O sucesso de vendas de “O Desencanto” remete e muito para este diálogo muito eficaz com uma geração ou com pessoas que já não cabem nela mas estiveram nesse lugar, um pouco à imagem de “O Ano de Repouso e Relaxamento”. A insatisfação em relação ao trabalho, a solidão, as contradições entre os valores anti-capitalistas que defendemos e a nossa conduta passiva no mundo laboral, os problemas relacionados com a saúde mental, surgem como ingredientes regulares do quotidiano de Marisa. Nem tudo é tratado com ligeireza e humor. O desaparecimento de Rita, a única colega com quem a head of creative strategy tinha algo em comum, é um desses casos. O facto da designação do seu cargo ser em inglês, é alvo de troça por parte da protagonista e acreditamos que da autora, ou não estivéssemos todos nós perante uma realidade onde as empresas e não só resolvem utilizar palavras aleatoriamente em inglês para parecerem modernas e profissionais. 

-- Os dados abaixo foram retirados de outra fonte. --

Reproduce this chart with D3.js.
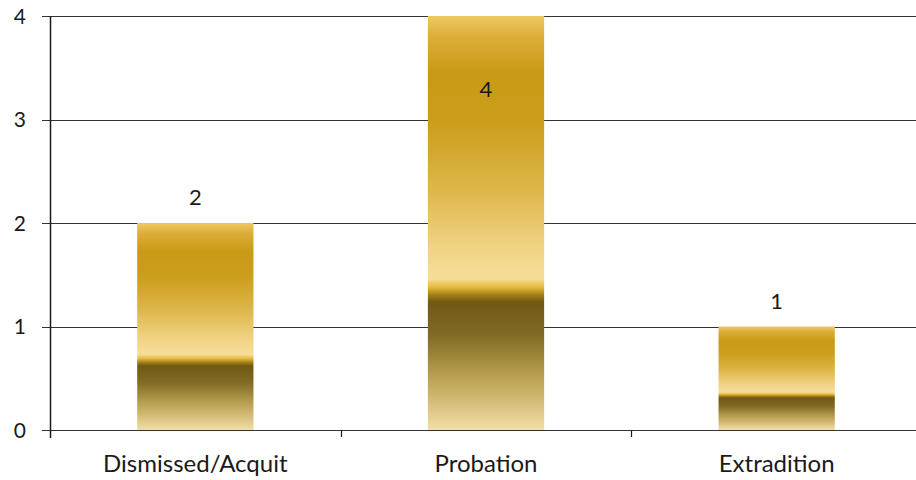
<!DOCTYPE html>
<html>
<head>
<meta charset="utf-8">
<script src="https://cdn.jsdelivr.net/npm/d3@7"></script>
<style>
  html, body { margin: 0; padding: 0; background: #ffffff; }
  svg { display: block; }
  text { font-family: Lato, "Open Sans", sans-serif; fill: #1a1a1a; }
</style>
</head>
<body>
<svg id="chart" width="916" height="480"></svg>
<script>
// Case outcomes
const categories = ["Dismissed/Acquit", "Probation", "Extradition"];
const counts = [2, 4, 1];
const yTicks = [0, 1, 2, 3, 4];

const width = 916, height = 480;
const margin = { top: 16, right: -6, bottom: 50, left: 50 };

const svg = d3.select("#chart");

const x = d3.scaleBand()
  .domain(categories)
  .range([margin.left, width - margin.right])
  .paddingInner(0.6)
  .paddingOuter(0.3);

const y = d3.scaleLinear()
  .domain([0, 4])
  .range([height - margin.bottom, margin.top]);

// Gold metallic fill, banded from top to bottom of each bar
const defs = svg.append("defs");
const grad = defs.append("linearGradient")
  .attr("id", "gold")
  .attr("x1", 0).attr("y1", 0).attr("x2", 0).attr("y2", 1);
const stops = [
  [0.00, "#eec860"],
  [0.05, "#dcae38"],
  [0.14, "#c99a14"],
  [0.26, "#cc9e1c"],
  [0.42, "#ddb64a"],
  [0.56, "#f1d385"],
  [0.635, "#f6dd98"],
  [0.655, "#e6ba3e"],
  [0.672, "#a8841a"],
  [0.69, "#715912"],
  [0.77, "#806b24"],
  [0.88, "#bea456"],
  [1.00, "#f3dea8"]
];
grad.selectAll("stop").data(stops).join("stop")
  .attr("offset", d => d[0])
  .attr("stop-color", d => d[1]);

// Horizontal gridlines
svg.append("g")
  .selectAll("line")
  .data(yTicks)
  .join("line")
  .attr("x1", margin.left - 8)
  .attr("x2", width)
  .attr("y1", d => Math.round(y(d)) + 0.5)
  .attr("y2", d => Math.round(y(d)) + 0.5)
  .attr("stroke", "#333333")
  .attr("stroke-width", 1.2);

// Bars
svg.append("g")
  .selectAll("rect")
  .data(categories)
  .join("rect")
  .attr("x", d => x(d))
  .attr("width", x.bandwidth())
  .attr("y", (d, i) => y(counts[i]))
  .attr("height", (d, i) => y(0) - y(counts[i]))
  .attr("fill", "url(#gold)");

// Y axis line
svg.append("line")
  .attr("x1", margin.left + 0.5).attr("x2", margin.left + 0.5)
  .attr("y1", y(4)).attr("y2", y(0) + 8)
  .attr("stroke", "#1a1a1a").attr("stroke-width", 1.5);

// Y tick labels
svg.append("g")
  .selectAll("text")
  .data(yTicks)
  .join("text")
  .attr("x", 26)
  .attr("y", d => y(d))
  .attr("dy", "0.36em")
  .attr("text-anchor", "end")
  .attr("font-size", 21)
  .text(d => d);

// Category separators on the x axis
const step = x.step();
const seps = categories.slice(1).map(c => x(c) - x.paddingInner() * step / 2);
svg.append("g")
  .selectAll("line")
  .data(seps)
  .join("line")
  .attr("x1", d => Math.round(d) + 0.5).attr("x2", d => Math.round(d) + 0.5)
  .attr("y1", y(0)).attr("y2", y(0) + 7)
  .attr("stroke", "#1a1a1a").attr("stroke-width", 1.2);

// Category labels
svg.append("g")
  .selectAll("text")
  .data(categories)
  .join("text")
  .attr("x", d => x(d) + x.bandwidth() / 2)
  .attr("y", 472)
  .attr("text-anchor", "middle")
  .attr("font-size", 24)
  .text(d => d);

// Value labels: above the bar, or inside when the bar reaches the top
svg.append("g")
  .selectAll("text")
  .data(categories)
  .join("text")
  .attr("x", d => x(d) + x.bandwidth() / 2)
  .attr("y", (d, i) => {
    const top = y(counts[i]);
    return top - 18 < margin.top + 10 ? top + 81 : top - 18;
  })
  .attr("text-anchor", "middle")
  .attr("font-size", 22)
  .text((d, i) => counts[i]);
</script>
</body>
</html>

Quando chegamos ao ansiado momento da reunião de team building é praticamente impossível não esboçar um sorriso com as peripécias que envolvem esta actividade. É também improvável que este episódio não traga ao leitor algumas memórias de jantares de Natal de trabalho, ou algumas reuniões entre funcionários e chefias que todos já tivemos a “oportunidade” de participar. Um dos sonhos de Marisa é ser atropelada de modo a poder ficar de baixa médica durante um período de tempo. Esta ideia já passou pela vossa cabeça? Não mintam, ainda que seja algo infantil, é muito provável que isso já tenha acontecido. Beatriz Serrano entra na nossa cabeça, através de Marisa. É fácil identificarmo-nos com a personagem principal e com “O Desencanto”. É fácil rirmos com a protagonista e percebermos as suas dores. A simplicidade, a mordacidade e o desencanto andam lado a lado neste livro sobre o qual praticamente não conseguimos apresentar descontentamento.

“El descontento” é publicado em Portugal pela Bertrand, com tradução de Rita Custódio, sob o título “O Desencanto”.